BEGIN
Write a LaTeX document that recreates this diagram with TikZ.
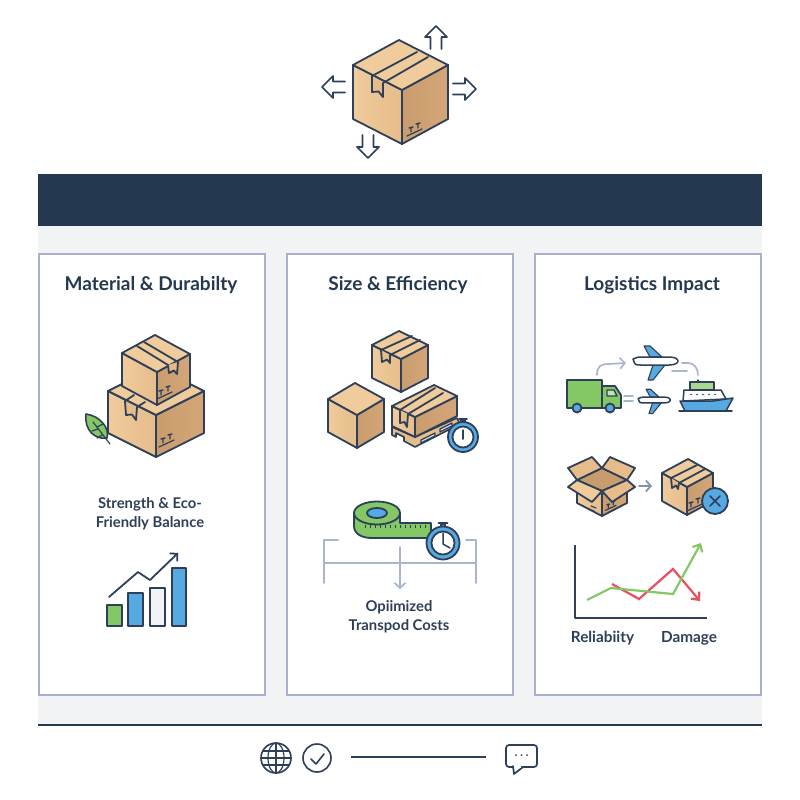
\documentclass[tikz,border=0pt]{standalone}
\usepackage{fontspec}
\setmainfont{Lato}
\usetikzlibrary{positioning,calc,arrows.meta}

\definecolor{navy}{HTML}{24384F}
\definecolor{inkblue}{HTML}{2E4059}
\definecolor{panelline}{HTML}{A9AFCF}
\definecolor{pagegray}{HTML}{F1F3F4}
\definecolor{boxlight}{HTML}{F0CB9C}
\definecolor{boxmid}{HTML}{E6BC8A}
\definecolor{boxdark}{HTML}{C99C6E}
\definecolor{boxside}{HTML}{D4A677}
\definecolor{leafgreen}{HTML}{84C765}
\definecolor{skyblue}{HTML}{57A9E2}
\definecolor{softblue}{HTML}{A9B5CC}
\definecolor{alertred}{HTML}{E8505B}

\tikzset{
    ink/.style={draw=inkblue,line width=1.8pt,line join=round,line cap=round},
    thinink/.style={draw=inkblue,line width=1.2pt,line join=round,line cap=round},
    panelbox/.style={draw=panelline,line width=1.6pt,fill=white},
    paneltitle/.style={text=navy,font=\fontsize{19}{23}\selectfont\bfseries},
    caption/.style={text=inkblue,font=\fontsize{14.8}{19}\selectfont\bfseries,align=center},
    chartlabel/.style={text=inkblue,font=\fontsize{15.3}{19}\selectfont\bfseries},
    softline/.style={draw=softblue,line width=1.7pt,line cap=round,line join=round},
    softarrow/.style={softline,-{Straight Barb[length=5pt,width=11pt]}},
    plot/.style={line width=2.2pt,line join=miter},
}

% box from its front, left and right top corners and its height
\newcommand{\isobox}[4]{
    \coordinate (F) at #1;
    \coordinate (L) at #2;
    \coordinate (R) at #3;
    \coordinate (B) at ($(L)+(R)-(F)$);
    \coordinate (h) at (0,#4);
    \draw[ink,left color=boxlight,right color=boxmid] (F) -- (L) -- ($(L)+(h)$) -- ($(F)+(h)$) -- cycle;
    \draw[ink,left color=boxdark,right color=boxside] (F) -- (R) -- ($(R)+(h)$) -- ($(F)+(h)$) -- cycle;
    \draw[ink,fill=boxlight] (F) -- (L) -- (B) -- (R) -- cycle;
}
% tape: two strips and the flap that hangs from them
\newcommand{\boxtape}[6]{
    \draw[ink] #1 -- #2;
    \draw[ink] #3 -- #4;
    \draw[ink,fill=boxmid] #1 -- #5 -- ($#5!0.5!#6+(1,-3)$) -- #6 -- #3;
}
\newcommand{\fragilemark}[2]{
    \begin{scope}[shift={(#1,#2)}]
        \draw[thinink] (-8,5) -- (7,-2);
        \draw[thinink,line width=1.4pt] (-4,-3) -- (-4,1) (-6,-3) -- (-2,-4);
        \draw[thinink,line width=1.4pt] (3,-7) -- (3,-3) (1,-7) -- (5,-8);
    \end{scope}
}
\newcommand{\stopwatch}[3]{
    \begin{scope}[shift={(#1,#2)},scale=#3]
        \draw[ink,fill=skyblue] (-2,-17) rectangle (2,-14);
        \draw[ink] (-4,-18) -- (4,-18);
        \draw[ink,fill=skyblue] (0,0) circle (15);
        \draw[ink,fill=white] (0,0) circle (10.5);
    \end{scope}
}
\newcommand{\blockarrow}[3]{
    \begin{scope}[shift={(#1,#2)},rotate=#3]
        \draw[ink,line width=1.7pt] (-12,-5.5) -- (0,-5.5) -- (0,-11) -- (11,0) -- (0,11) -- (0,5.5) -- (-12,5.5);
    \end{scope}
}
\newcommand{\planeicon}[3]{
    \begin{scope}[shift={(#1,#2)},scale=#3]
        \draw[ink,line width=1.1pt,fill=skyblue] (-11,-15) -- (-5,-15) -- (7,-4) -- (-5,-4) -- cycle;
        \draw[ink,line width=1.1pt,fill=skyblue] (-7,19) -- (-2,19) -- (10,4) -- (-2,4) -- cycle;
        \draw[ink,line width=1.5pt,fill=white] (-22,-2) .. controls (-18,-4) .. (-8,-4) -- (14,-4) .. controls (20,-4) and (23,-2) .. (23,0) .. controls (23,2) and (20,4) .. (14,4) -- (-14,4) .. controls (-20,4) .. (-22,-2) -- cycle;
    \end{scope}
}

\begin{document}
\begin{tikzpicture}[x=1pt,y=-1pt]
    \useasboundingbox (0,0) rectangle (800,800);
    \fill[white] (0,0) rectangle (800,800);

    % Page frame
    \fill[pagegray] (38,226) rectangle (762,725);
    \fill[navy] (38,174) rectangle (762,226);
    \draw[navy,line width=2pt] (38,725) -- (762,725);
    \draw[panelbox] (39,254) rectangle (265,695);
    \draw[panelbox] (287,254) rectangle (513,695);
    \draw[panelbox] (535,254) rectangle (761,695);
    \node[paneltitle] (materialtitle) at (151,285) {Material \& Durabilty};
    \node[paneltitle] (sizetitle) at (398,285) {Size \& Efficiency};
    \node[paneltitle] (logisticstitle) at (652,285) {Logistics Impact};

    % Top box
    \isobox{(402,90)}{(353,65)}{(448,65)}{54}
    \boxtape{(372,76)}{(417,52)}{(383,83)}{(428,57)}{(372,92)}{(383,97)}
    \fragilemark{415}{131}
    \blockarrow{436}{37}{90}
    \blockarrow{333}{87}{180}
    \blockarrow{465}{89}{0}
    \blockarrow{368}{147}{-90}

    % Material panel
    \draw[ink,line width=1.6pt,fill=leafgreen] (86,414) .. controls (100,416) and (110,428) .. (107,438) .. controls (95,440) and (84,430) .. (86,414) -- cycle;
    \draw[thinink] (93,422) -- (110,444) (97,427) -- (103,424) (98,429) -- (92,431) (102,435) -- (97,438);
    \isobox{(156,415)}{(108,391)}{(204,391)}{42}
    \isobox{(157,372)}{(122,353)}{(190,354)}{33}
    \boxtape{(168,365)}{(137,346)}{(178,362)}{(144,342)}{(169,373)}{(177,374)}
    \boxtape{(125,401)}{(134,395)}{(137,407)}{(145,402)}{(126,415)}{(136,420)}
    \fragilemark{165}{394}
    \fragilemark{167}{442}
    \node[caption] (strengthtext) at (150,513.5) {Strength \& Eco-\\Friendly Balance};

    \draw[ink,fill=leafgreen] (107,605) rectangle (122,626);
    \draw[ink,fill=skyblue] (128,593) rectangle (143,626);
    \draw[ink,fill=pagegray] (150,588) rectangle (165,626);
    \draw[ink,fill=skyblue] (172,568) rectangle (186,626);
    \coordinate (trendstart) at (109,597);
    \coordinate (trendend) at (178,553);
    \draw[ink,-{Straight Barb[length=5pt,width=11pt]}] (trendstart) -- (138,572) -- (150,580) -- (trendend);

    % Size panel
    \isobox{(401,359)}{(372,345)}{(428,345)}{33}
    \boxtape{(381,350)}{(412,336)}{(390,355)}{(420,340)}{(382,362)}{(390,363)}
    \isobox{(357,415)}{(328,399)}{(384,399)}{33}
    % pallet under the long box
    \draw[ink,line width=1.6pt,fill=boxmid] (392,427) -- (392,435) -- (396,437) -- (396,433) -- (404,437) -- (404,441) -- (415,447) -- (460,424) -- (457,418) -- (415,437) -- cycle;
    \draw[thinink,fill=softblue!50] (421,440) -- (435,433) -- (435,436) -- (421,443) -- cycle;
    \draw[thinink,fill=softblue!50] (440,429) -- (452,423) -- (452,426) -- (440,432) -- cycle;
    \isobox{(415,417)}{(392,406)}{(457,396)}{20}
    \boxtape{(400,410)}{(435,388)}{(408,414)}{(443,393)}{(400,423)}{(407,427)}
    \stopwatch{463}{437}{1}
    \draw[ink,line width=1.5pt] (463,430) -- (463,439);

    % Measuring tape
    \draw[softline] (338,540) -- (324,540) -- (324,583);
    \draw[softline] (466,540) -- (476,540) -- (476,583);
    \draw[softline] (324,563) -- (476,563);
    \coordinate (spanmid) at (400,547);
    \coordinate (spanend) at (400,589);
    \draw[softarrow] (spanmid) -- (spanend);
    \draw[ink,fill=leafgreen] (354,513) -- (354,526) .. controls (354,534) and (362,538) .. (372,538) -- (431,538) -- (431,523) -- (400,523) -- (400,513) -- cycle;
    \draw[ink,fill=leafgreen] (377,513) ellipse [x radius=23,y radius=11.5];
    \draw[ink,fill=skyblue] (377,513) ellipse [x radius=10,y radius=5];
    \foreach \tick in {365,370,...,425}
        \draw[inkblue,line width=0.9pt] (\tick,524.5) -- (\tick,528);
    \stopwatch{443}{543}{1.1}
    \draw[ink,line width=1.5pt] (443,533) -- (443,544) -- (450,548);
    \node[caption] (coststext) at (399,617) {Opiimized\\Transpod Costs};

    % Logistics panel
    \draw[ink,fill=leafgreen] (567,380) rectangle (602,408);
    \draw[ink,fill=leafgreen] (602,386) -- (615,386) -- (621,395) -- (621,408) -- (602,408) -- cycle;
    \draw[ink,line width=1.4pt,fill=leafgreen!50!white] (607,390) -- (614,390) -- (617,396) -- (607,396) -- cycle;
    \draw[ink,fill=skyblue] (577,408) circle (4.5);
    \draw[ink,fill=skyblue] (610,408) circle (4.5);
    \coordinate (truckout) at (597,375);
    \coordinate (planein) at (626,363);
    \draw[softarrow] (truckout) .. controls (597,366) and (601,364) .. (608,364) -- (planein);
    \planeicon{655}{361}{1}
    \coordinate (planeout) at (682,363);
    \coordinate (shipin) at (698,375);
    \draw[softline] (planeout) -- (688,363) .. controls (694,363) and (698,368) .. (shipin);
    \draw[softline] (672,371) -- (687,371);
    \draw[softline] (624,396) -- (633,396) (624,401) -- (633,401);
    \planeicon{654}{400}{0.72}

    \draw[ink,line width=1.5pt,fill=leafgreen!70!white] (690,382) rectangle (714,390);
    \draw[ink,line width=1.5pt] (698,382) -- (698,380);
    \draw[ink,line width=1.5pt,fill=white] (683,401) -- (684,390) -- (721,390) -- (726,399) -- cycle;
    \foreach \dot in {691,697,...,715}
        \fill[inkblue] (\dot,394.5) circle (0.9);
    \draw[ink,line width=1.5pt,fill=skyblue] (680,401) -- (713,401) -- (733,398) -- (726,411) -- (685,411) -- cycle;
    \draw[ink,line width=1.5pt] (679,411) -- (732,411);

    % Open box
    \draw[ink,fill=boxdark] (602,468) -- (577,480) -- (602,491) -- (627,480) -- cycle;
    \draw[ink,fill=boxmid] (602,468) -- (577,480) -- (568,468) -- (592,457) -- cycle;
    \draw[ink,fill=boxmid] (602,468) -- (627,480) -- (635,468) -- (610,457) -- cycle;
    \draw[ink,left color=boxlight,right color=boxmid] (577,483) -- (602,494) -- (602,516) -- (577,503) -- cycle;
    \draw[ink,left color=boxdark,right color=boxside] (627,483) -- (602,494) -- (602,516) -- (627,503) -- cycle;
    \draw[ink,fill=boxlight] (577,480) -- (602,491) -- (592,502) -- (568,487) -- cycle;
    \draw[ink,fill=boxmid] (627,480) -- (602,491) -- (612,502) -- (635,487) -- cycle;
    \begin{scope}[scale=0.7]
        \fragilemark{873}{724}
    \end{scope}
    \draw[thinink] (591,506) -- (596,508) (589,509) -- (594,511);
    \coordinate (openout) at (639,486);
    \coordinate (closedin) at (652,486);
    \draw[softarrow,draw=softblue!70!inkblue] (openout) -- (closedin);
    \isobox{(687,487)}{(662,473)}{(713,473)}{28}
    \boxtape{(671,478)}{(697,465)}{(679,483)}{(705,469)}{(672,488)}{(678,489)}
    \fragilemark{695}{506}
    \draw[ink,fill=skyblue] (715,501) circle (13);
    \draw[ink,line width=1.5pt] (710,496) -- (720,506) (720,496) -- (710,506);

    % Chart
    \coordinate (charttop) at (575,545);
    \coordinate (chartzero) at (575,618);
    \coordinate (chartright) at (707,618);
    \draw[ink,line cap=butt] (charttop) -- (chartzero) -- (chartright);
    \draw[alertred,plot,-{Straight Barb[length=6pt,width=11pt]}] (612,584) -- (639,599) -- (673,569) -- (700,601);
    \draw[leafgreen,plot,-{Straight Barb[length=6pt,width=11pt]}] (587,600) -- (611,588) -- (673,594) -- (701,543);
    \node[chartlabel] (reliabilitytext) at (602.5,638.5) {Reliabiity};
    \node[chartlabel] (damagetext) at (689,638.5) {Damage};

    % Footer
    \draw[ink,line width=1.6pt] (276,758) circle (15);
    \draw[thinink] (276,758) ellipse [x radius=8,y radius=15];
    \draw[thinink] (276,743) -- (276,773) (261,758) -- (291,758) (263,751) -- (289,751) (263,765) -- (289,765);
    \draw[ink,line width=1.6pt] (317,758) circle (14);
    \draw[ink,line width=1.6pt] (311,759) -- (316,764) -- (324,754);
    \coordinate (footstart) at (351,757);
    \coordinate (footend) at (486,757);
    \draw[ink,line cap=butt] (footstart) -- (footend);
    \draw[ink,line width=1.7pt,rounded corners=3pt] (506,745) rectangle (537,767);
    \draw[ink,line width=1.7pt,fill=white] (513,766) -- (514,774) -- (523,767);
    \draw[white,line width=2pt] (515,767) -- (521,767);
    \foreach \dot in {516,521.5,527}
        \fill[inkblue] (\dot,755) circle (1);
\end{tikzpicture}
\end{document}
END
TASK DIRECTIONS: Extract all lines containing the word "that".

WRITTEN SOLUTION:
Write a LaTeX document that recreates this diagram with TikZ.
% tape: two strips and the flap that hangs from them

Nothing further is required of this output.